Thursday, October 3, 2013

Query Questions with Eric Ruben

Eric is no longer an agent

Writers have copious amounts of imagination. It's what makes their stories so fantastic. But there's a darker side to so much out of the box thinking. When a writer is in the query trenches, their worries go into overdrive. They start pulling out their hair and imagine every possible disaster.


Here to relieve some of that endless worrying is a new series of posts called Query Questions. I'll ask the questions which prey on every writer's mind, and hopefully take some of the pain out of querying. These are questions that I've seen tossed around on twitter and writing sites like Agent Query Connect. They are the type of questions that you need answers for the real expert--agents!

If you have your own specific query question, please leave it in the comments and it might show up in future editions of Query Questions as I plan to rotate the questions.
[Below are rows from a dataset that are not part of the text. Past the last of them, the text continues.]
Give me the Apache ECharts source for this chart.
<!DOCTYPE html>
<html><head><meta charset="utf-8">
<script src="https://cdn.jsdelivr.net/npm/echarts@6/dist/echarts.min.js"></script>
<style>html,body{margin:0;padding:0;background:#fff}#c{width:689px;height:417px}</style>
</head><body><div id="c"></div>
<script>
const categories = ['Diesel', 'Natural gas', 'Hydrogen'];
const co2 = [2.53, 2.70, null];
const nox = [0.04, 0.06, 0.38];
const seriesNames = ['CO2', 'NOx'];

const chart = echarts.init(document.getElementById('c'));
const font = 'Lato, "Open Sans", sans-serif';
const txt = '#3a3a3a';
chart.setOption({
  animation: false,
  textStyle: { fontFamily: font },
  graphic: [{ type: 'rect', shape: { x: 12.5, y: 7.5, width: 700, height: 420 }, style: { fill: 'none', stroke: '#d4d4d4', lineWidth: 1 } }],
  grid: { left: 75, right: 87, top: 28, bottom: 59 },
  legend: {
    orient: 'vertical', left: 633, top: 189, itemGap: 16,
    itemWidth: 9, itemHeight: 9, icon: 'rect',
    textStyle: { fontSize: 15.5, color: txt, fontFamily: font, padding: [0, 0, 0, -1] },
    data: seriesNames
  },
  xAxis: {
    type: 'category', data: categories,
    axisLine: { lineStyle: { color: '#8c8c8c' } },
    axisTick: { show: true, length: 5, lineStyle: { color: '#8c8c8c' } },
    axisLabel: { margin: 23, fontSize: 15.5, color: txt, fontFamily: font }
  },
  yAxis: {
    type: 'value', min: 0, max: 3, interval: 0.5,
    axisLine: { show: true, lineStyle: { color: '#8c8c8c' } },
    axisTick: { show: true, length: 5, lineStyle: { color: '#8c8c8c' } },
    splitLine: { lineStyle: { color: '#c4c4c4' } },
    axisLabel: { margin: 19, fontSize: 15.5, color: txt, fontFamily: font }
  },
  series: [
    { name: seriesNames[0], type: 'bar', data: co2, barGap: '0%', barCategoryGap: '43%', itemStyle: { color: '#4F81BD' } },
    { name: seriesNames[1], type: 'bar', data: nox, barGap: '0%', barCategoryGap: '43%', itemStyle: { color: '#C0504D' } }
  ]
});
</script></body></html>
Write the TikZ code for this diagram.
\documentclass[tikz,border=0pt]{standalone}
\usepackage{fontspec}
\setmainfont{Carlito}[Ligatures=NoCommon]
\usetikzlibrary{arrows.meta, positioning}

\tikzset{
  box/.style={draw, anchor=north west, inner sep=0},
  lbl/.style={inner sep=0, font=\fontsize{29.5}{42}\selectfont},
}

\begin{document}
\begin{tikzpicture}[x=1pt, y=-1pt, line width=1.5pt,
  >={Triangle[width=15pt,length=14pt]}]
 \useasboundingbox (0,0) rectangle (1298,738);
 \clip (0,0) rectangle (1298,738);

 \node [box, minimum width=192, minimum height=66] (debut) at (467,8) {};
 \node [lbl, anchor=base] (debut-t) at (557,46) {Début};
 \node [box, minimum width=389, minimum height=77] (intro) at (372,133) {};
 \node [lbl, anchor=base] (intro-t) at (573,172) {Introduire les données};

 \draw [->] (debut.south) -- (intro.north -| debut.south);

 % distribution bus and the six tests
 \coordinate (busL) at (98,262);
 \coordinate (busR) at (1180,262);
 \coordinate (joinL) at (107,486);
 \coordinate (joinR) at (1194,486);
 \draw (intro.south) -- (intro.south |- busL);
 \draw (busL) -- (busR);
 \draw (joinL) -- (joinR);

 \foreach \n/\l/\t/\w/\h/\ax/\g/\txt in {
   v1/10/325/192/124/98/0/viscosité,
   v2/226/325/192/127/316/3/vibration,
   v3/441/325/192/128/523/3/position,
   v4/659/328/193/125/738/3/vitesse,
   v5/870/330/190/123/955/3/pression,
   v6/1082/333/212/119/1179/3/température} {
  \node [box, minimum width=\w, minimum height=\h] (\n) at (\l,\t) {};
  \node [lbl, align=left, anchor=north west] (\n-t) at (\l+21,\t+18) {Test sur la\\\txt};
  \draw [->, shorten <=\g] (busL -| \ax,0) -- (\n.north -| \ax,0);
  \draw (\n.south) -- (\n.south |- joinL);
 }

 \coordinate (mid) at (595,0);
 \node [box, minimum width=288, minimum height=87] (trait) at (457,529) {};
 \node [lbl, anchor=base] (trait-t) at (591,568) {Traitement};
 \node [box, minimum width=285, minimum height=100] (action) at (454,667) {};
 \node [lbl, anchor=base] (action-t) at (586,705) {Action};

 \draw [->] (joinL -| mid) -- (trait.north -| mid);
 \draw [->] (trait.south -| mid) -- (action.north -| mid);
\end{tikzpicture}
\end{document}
Nikola Vukoja requested to see an interview from today's agent. Welcome Eric Ruben of the Ruben Agency! If you've followed Mr. Ruben's #askagent or #tenqueries on twitter, you know to expect quick and honest answers to any questions put to him. 

Is there a better or worse time of year to query?
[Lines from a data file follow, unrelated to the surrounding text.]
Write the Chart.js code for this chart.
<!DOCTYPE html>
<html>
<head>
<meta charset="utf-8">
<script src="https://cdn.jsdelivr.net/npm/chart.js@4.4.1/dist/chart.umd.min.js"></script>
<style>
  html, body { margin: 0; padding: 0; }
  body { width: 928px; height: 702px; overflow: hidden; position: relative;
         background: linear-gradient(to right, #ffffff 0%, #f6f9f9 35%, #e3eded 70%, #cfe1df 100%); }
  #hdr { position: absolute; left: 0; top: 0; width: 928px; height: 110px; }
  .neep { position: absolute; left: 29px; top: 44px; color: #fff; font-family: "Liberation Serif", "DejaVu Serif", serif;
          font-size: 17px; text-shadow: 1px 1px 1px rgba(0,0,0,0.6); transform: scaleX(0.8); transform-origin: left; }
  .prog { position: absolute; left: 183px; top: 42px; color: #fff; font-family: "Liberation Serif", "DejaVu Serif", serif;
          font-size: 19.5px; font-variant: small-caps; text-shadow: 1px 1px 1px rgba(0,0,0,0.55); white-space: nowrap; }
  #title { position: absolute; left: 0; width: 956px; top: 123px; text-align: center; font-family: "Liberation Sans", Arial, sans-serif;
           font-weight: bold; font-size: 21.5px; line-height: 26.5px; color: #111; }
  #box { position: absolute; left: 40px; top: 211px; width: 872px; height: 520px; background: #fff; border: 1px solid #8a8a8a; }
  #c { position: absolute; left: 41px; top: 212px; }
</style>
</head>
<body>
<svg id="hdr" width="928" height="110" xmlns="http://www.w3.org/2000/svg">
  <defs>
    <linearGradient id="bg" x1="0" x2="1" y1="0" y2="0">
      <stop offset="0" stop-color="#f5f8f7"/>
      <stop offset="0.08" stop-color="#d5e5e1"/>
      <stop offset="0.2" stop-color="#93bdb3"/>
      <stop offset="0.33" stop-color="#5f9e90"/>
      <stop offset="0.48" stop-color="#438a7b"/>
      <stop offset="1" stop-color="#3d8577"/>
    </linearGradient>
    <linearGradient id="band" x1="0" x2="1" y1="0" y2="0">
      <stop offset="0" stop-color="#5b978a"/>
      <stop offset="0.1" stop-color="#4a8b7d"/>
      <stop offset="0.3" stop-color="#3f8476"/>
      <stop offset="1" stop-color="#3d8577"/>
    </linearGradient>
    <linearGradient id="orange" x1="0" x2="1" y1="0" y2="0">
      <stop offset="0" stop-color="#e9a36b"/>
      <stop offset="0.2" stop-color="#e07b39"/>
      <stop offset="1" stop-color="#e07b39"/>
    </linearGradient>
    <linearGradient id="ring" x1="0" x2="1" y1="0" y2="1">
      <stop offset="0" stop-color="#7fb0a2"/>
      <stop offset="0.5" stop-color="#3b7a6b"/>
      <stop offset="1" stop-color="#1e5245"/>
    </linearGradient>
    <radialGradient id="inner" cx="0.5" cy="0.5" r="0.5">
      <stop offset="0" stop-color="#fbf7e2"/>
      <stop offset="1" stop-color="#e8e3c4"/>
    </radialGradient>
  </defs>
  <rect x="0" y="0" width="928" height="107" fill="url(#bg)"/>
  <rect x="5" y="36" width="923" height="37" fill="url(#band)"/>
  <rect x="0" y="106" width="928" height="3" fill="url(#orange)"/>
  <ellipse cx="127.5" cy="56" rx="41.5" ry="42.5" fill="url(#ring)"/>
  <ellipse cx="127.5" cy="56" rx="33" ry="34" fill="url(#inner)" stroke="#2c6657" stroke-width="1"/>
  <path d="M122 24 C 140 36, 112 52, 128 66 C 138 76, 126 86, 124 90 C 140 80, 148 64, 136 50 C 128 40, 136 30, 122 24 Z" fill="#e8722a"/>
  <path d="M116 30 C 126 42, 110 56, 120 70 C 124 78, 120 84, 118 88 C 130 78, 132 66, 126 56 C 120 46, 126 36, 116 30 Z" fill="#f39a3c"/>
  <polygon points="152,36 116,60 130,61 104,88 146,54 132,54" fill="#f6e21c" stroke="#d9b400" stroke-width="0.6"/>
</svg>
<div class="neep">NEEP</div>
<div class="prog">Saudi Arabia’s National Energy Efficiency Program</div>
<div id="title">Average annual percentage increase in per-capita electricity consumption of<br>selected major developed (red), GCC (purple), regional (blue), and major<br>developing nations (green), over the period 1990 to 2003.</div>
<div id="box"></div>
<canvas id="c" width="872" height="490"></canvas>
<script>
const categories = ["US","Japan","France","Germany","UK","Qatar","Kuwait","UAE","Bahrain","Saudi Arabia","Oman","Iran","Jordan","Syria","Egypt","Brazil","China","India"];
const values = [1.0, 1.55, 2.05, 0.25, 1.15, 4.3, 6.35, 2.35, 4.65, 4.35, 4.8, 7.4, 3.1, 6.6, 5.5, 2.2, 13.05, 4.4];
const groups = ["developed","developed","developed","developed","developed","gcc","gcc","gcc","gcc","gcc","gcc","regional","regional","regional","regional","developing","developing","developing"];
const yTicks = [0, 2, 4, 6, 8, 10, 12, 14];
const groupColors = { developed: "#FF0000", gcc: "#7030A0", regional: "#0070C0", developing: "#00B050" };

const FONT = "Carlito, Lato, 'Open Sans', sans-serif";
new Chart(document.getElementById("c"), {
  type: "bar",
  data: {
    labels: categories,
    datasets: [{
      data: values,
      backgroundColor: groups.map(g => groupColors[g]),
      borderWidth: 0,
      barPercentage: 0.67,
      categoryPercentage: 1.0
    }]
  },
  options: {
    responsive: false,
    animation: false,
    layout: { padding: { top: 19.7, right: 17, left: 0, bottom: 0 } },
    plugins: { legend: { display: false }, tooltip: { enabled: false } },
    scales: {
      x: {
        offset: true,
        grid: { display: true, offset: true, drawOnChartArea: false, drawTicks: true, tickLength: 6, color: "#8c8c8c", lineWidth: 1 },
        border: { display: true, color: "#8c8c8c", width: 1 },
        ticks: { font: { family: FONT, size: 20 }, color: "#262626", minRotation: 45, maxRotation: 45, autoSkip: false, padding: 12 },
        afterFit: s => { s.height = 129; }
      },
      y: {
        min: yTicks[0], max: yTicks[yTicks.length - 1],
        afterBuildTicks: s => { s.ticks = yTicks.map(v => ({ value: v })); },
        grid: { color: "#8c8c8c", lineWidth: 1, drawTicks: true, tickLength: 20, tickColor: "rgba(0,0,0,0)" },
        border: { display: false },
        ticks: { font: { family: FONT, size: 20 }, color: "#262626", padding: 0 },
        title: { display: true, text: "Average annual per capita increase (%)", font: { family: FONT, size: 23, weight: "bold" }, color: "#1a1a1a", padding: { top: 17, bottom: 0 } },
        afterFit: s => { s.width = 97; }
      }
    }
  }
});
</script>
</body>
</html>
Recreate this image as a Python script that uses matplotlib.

Not for me. If it's a bad time for me I just announce I'm closed until it's a better time.

Does one typo or misplaced comma shoot down the entire query?

No. I sell books, not queries. For me, it's more about voice than technicalities.
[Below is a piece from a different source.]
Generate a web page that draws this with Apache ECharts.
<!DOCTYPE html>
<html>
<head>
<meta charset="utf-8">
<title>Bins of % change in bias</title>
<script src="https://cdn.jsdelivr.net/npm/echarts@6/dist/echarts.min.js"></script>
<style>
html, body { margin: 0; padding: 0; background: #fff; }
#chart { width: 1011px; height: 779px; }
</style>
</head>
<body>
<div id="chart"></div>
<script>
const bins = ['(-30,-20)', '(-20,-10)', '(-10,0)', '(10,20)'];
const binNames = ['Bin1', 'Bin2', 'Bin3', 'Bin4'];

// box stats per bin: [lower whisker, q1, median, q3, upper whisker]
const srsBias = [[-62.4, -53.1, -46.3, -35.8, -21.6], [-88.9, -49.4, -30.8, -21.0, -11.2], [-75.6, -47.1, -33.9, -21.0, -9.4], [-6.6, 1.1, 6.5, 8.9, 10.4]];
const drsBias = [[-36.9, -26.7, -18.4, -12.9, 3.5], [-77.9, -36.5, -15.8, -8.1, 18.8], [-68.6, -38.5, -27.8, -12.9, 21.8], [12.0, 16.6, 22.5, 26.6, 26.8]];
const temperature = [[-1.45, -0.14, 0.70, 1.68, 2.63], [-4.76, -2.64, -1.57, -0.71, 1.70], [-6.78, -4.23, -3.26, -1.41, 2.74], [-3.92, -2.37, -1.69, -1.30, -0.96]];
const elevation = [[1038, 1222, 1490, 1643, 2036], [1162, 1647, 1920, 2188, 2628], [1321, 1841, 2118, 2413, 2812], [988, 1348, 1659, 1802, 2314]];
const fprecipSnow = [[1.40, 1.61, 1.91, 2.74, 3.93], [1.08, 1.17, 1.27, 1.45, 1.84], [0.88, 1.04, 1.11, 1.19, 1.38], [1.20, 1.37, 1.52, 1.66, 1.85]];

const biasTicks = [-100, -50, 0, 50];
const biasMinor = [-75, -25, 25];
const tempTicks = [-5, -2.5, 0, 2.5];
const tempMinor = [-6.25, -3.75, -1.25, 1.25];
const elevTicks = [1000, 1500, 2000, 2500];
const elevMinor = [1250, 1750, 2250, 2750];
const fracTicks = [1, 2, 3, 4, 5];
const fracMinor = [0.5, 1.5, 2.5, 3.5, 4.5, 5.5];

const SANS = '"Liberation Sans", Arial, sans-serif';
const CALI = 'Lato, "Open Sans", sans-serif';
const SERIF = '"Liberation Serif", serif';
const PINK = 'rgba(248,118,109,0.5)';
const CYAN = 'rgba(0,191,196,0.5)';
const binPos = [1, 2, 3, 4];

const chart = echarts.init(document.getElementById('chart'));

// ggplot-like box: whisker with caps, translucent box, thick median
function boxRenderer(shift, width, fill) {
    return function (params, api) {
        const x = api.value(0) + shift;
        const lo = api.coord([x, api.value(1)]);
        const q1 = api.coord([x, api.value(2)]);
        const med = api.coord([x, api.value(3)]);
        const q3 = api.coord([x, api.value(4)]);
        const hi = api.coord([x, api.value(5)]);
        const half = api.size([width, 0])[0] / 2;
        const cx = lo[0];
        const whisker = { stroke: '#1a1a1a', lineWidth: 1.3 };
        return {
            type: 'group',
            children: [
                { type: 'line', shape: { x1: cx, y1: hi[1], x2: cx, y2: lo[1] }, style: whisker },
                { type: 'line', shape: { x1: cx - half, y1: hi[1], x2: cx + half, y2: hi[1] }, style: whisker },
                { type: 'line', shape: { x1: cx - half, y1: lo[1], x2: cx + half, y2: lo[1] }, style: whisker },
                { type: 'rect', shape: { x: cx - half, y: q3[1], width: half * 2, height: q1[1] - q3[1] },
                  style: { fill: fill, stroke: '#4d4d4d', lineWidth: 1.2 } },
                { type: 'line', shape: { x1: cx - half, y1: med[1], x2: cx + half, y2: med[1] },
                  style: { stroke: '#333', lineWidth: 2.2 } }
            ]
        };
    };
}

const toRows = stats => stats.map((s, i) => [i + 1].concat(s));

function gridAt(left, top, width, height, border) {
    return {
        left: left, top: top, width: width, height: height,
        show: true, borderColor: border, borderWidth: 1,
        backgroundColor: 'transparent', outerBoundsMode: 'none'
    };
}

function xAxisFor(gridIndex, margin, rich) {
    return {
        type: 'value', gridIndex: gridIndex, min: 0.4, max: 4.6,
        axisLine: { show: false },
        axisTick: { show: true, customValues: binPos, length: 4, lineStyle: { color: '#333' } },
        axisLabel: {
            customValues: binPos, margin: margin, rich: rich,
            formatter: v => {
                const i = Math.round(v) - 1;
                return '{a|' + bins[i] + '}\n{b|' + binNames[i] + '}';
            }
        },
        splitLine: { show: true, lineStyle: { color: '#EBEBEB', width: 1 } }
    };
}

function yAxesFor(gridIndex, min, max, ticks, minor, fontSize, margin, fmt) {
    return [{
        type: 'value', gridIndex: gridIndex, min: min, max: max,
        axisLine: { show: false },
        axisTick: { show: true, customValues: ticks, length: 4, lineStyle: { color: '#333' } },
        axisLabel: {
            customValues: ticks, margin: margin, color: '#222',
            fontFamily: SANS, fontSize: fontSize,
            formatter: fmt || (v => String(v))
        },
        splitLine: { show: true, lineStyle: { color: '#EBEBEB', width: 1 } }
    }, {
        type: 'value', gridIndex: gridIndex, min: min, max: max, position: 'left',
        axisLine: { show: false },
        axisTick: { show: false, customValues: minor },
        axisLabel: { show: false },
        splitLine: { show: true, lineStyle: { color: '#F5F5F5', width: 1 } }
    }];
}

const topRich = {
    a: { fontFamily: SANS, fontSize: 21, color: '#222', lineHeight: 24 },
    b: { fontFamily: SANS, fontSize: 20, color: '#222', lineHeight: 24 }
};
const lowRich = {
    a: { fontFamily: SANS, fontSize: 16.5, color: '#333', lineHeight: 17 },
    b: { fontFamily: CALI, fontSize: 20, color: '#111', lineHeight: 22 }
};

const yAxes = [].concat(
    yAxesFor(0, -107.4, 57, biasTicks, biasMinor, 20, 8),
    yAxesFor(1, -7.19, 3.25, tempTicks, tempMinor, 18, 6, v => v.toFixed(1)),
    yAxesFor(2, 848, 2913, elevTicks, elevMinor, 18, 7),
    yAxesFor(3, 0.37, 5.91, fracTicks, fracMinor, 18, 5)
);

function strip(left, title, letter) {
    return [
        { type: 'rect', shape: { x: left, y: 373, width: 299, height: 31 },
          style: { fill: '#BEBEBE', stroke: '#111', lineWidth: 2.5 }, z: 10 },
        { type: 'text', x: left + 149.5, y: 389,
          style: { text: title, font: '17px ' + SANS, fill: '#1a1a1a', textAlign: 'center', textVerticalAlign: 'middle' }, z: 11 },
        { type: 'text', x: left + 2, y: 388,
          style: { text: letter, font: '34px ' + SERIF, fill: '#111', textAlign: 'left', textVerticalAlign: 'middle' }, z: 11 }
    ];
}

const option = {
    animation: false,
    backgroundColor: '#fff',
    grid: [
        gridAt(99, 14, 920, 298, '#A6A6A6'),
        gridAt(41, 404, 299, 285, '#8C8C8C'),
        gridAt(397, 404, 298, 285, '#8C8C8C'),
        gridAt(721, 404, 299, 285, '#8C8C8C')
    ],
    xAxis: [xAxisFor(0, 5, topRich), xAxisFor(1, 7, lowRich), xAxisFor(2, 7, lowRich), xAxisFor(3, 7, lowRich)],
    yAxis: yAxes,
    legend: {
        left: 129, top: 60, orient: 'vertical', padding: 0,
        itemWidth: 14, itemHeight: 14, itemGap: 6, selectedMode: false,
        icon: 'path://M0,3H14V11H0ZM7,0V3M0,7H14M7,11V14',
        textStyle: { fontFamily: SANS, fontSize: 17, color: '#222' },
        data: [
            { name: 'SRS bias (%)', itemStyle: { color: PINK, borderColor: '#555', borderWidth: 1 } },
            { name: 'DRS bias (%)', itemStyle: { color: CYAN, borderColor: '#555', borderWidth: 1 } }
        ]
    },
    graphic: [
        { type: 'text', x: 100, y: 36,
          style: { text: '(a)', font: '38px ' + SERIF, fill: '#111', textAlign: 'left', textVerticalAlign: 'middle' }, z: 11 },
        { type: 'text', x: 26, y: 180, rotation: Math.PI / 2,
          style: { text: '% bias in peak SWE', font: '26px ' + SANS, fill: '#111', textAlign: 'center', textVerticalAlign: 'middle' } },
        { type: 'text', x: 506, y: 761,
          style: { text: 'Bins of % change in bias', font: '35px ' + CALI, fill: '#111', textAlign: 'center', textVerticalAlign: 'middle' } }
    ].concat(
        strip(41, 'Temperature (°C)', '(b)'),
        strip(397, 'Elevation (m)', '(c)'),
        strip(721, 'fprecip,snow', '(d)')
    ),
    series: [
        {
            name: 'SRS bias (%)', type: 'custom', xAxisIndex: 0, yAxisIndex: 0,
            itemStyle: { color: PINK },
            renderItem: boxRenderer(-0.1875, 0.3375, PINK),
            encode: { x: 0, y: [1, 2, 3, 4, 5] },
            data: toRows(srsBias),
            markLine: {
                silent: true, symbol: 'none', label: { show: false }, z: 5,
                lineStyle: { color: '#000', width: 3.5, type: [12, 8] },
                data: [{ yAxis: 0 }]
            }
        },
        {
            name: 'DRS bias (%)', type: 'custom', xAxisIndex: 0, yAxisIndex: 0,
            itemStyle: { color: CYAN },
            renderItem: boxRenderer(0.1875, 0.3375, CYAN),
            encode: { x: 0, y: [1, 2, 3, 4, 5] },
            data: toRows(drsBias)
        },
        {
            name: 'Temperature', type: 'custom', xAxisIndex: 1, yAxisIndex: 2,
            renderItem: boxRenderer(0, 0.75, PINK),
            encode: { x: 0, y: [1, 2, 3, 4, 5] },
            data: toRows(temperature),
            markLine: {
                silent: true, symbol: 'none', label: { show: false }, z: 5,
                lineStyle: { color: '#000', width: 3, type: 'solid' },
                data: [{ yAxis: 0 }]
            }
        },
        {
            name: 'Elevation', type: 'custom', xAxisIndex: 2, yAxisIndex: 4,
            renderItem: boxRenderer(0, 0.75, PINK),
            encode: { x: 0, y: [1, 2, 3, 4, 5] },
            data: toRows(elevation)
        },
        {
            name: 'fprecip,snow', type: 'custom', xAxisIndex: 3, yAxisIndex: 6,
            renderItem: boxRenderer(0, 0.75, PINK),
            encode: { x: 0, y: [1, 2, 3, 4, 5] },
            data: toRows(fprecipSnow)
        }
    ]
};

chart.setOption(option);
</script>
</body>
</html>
Do you look at sample pages without fail or only if the query is strong?

I always look at the sample pages. I can't promise I get through all of them. If it's clear the book's not for me, I may bail early.

Do you have an assistant or intern go through your queries first or do you check all of them?

No. I'm the whole office. At least for now.

If the manuscript has a prologue, do you want it included with the sample pages?

I have a prejudice against prologues. I'll leave it at that.

Do you prefer a little personalized chit-chat in a query letter, or would you rather hear about the manuscript?

Keep it simple. If I like your work, we'll talk and get to know each other then.

Most agents have said they don’t care whether the word count/genre sentence comes first or last. But is it a red flag if one component is not included?

I don't know about flags, but I want that information. Please don't make me ask for it.

Is there a bias against querying authors who have self-published other books?

Not for me. But if you're trying to get me to rep a series you already started via self-pub, that won't happen unless you're a big seller.

Some writers have asked about including links to their blogs or manuscript-related artwork. I’m sure it’s not appropriate to add those links in a query, but are links in an email signature offensive?

Anything that gives me more info about the author is welcome.

What’s the strangest/funniest thing you’ve seen in a query?

I won't say because I'm not mean. But I did recently get a query with track changes in it.

What are some of your favorite movies or books to give us an idea of your tastes?

Books: A Christmas Carol, Siddhartha, The Bird Artist.
Movies: Casablanca, Jerry Macguire, The Shawshank Redemption


A graduate of New York’s Cardozo School of Law and a veteran entertainment professional, I have over twenty-five years experience as an attorney, literary agent, talent manager, and professional performer. My unique perspective is valuable to performers, writers, artists, and others. Working in partnership with a diverse clientele, we determine how best to move their careers forward and achieve their personal, professional and artistic goals.

I am currently most interested in YA, all Romance (except inspirational), Erotica, LGBT, Mystery and more. I am NOT accepting screenplays, picture books, children’s books, cook books, literary fiction, non-celebrity memoir, short stories, novellas, graphic novels or poetry.

1 comment:

  1. Hi Michelle & Eric,
    thanks to both of you for doing this interview. I have no doubt many people will benefit from it. And although my writing 'style' is not for Eric, having followed him for some time, I know anyone lucky enough to have him represent them will have a very compassionate and hard-working partner.